Business
Brand Voice Statement Generator
A brand voice statement generator produces concise descriptions of how a brand should sound. The personality input selects one of six archetypes — bold and ambitious, warm and caring, playful and witty, expert and authoritative, innovative and forward-thinking, or trustworthy and reliable — each with its own descriptor pool and sentence templates. The count input (1–8) sets batch size. Marketing teams, agencies, and founders use this to build the tone-of-voice section of a style guide without starting from scratch. Each statement pairs a randomly selected descriptor with a sentence template, producing output designed to anchor a copywriter brief or drop into a content strategy deck with minimal editing.
How to use
- Choose your options above
- Click Generate
- Copy your result
Detailed instructions
- Select the brand personality archetype that best matches how you want your brand to sound.
- Set the number of statements to generate — start with six to give yourself meaningful options.
- Click Generate and read each statement aloud to test how naturally it captures the brand.
- Copy the statements that feel most accurate and paste them into your style guide or content brief.
- Add one or two real copy examples beneath each chosen statement to make it immediately usable by writers.
Use Cases
- •Writing the tone-of-voice section of a new brand style guide in Notion or Confluence
- •Briefing a freelance copywriter on how a rebranded SaaS product should sound across landing pages and email
- •Building a client-facing brand deck that includes defined voice principles alongside visual identity
- •Onboarding a new social media manager to an established brand's personality before they post
- •Defining a distinct voice for a product sub-brand that sits inside a larger corporate family
Tips
- →Generate two separate sets using adjacent archetypes (e.g. bold and expert) and combine the strongest statements from each run.
- →Avoid keeping statements that use vague words like 'authentic' or 'genuine' unless the explanation below them is concrete.
- →Pair each statement with a short 'we say / we never say' example list — this is what makes voice guides actually stick.
- →If you're writing for a rebrand, generate statements for your old archetype first to identify which traits to consciously move away from.
- →Run the generator for sub-brands or product lines separately — a fintech company's main brand voice and its consumer app voice may legitimately differ.

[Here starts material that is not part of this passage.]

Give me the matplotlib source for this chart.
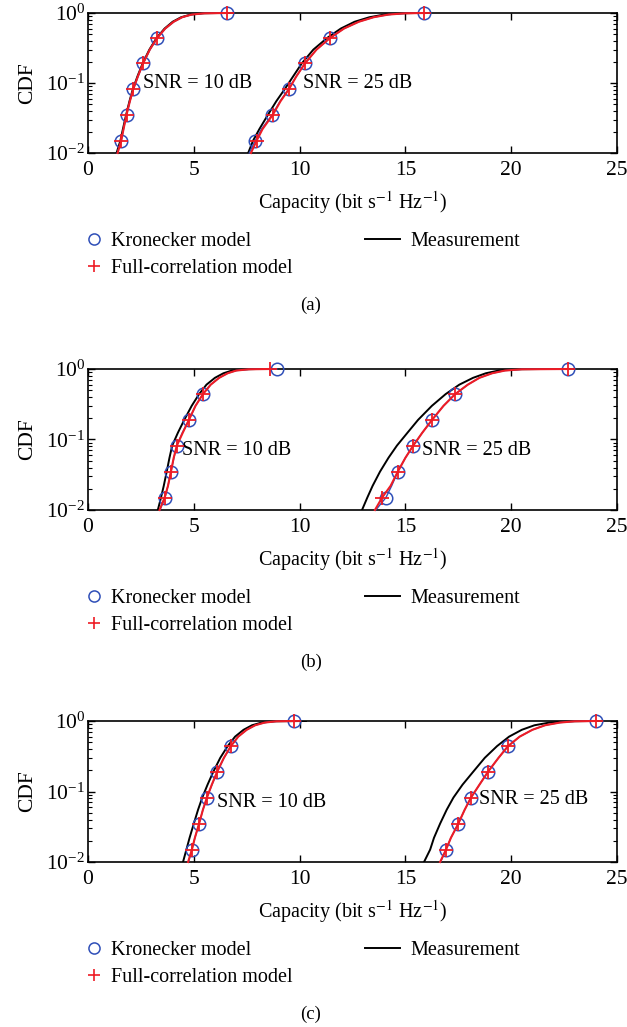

- →Use the output as a starting point for a team discussion, not a final decision — the conversation about which statements resonate is itself valuable alignment work.
FAQ
how many brand voice statements should a style guide have
Most effective style guides use three to five voice descriptors. Fewer than three feels underdeveloped; more than six becomes hard for writers to apply consistently. Generate a larger batch here, read them aloud, and keep the ones that feel immediately right for your brand and audience.
what is the difference between brand voice and brand tone
Brand voice is fixed — it reflects your brand's personality and stays consistent across all content. Tone shifts by context: you might use the same core voice while being warmer in a complaint response and more energetic in a product launch email. Think of voice as the instrument and tone as how loudly or softly you play it. The generator produces voice statements that then guide how tone flexes across situations.
can I paste these statements directly into my brand guidelines
Yes — the statements are written to slot into a style guide or content brief without heavy editing. Review each one for fit with your specific product and audience, swap any words that feel off, and add a real before-and-after copy example beneath each statement to make it immediately actionable for your team.
does the generator ever return the same statement twice in one batch
Each run pulls a random descriptor from the archetype's pool and applies it to a template that rotates by position. You may occasionally see two statements with similar phrasing if the same descriptor is drawn twice — regenerating typically resolves this, and the count cap of eight prevents the output from exhausting the available variety within a single archetype.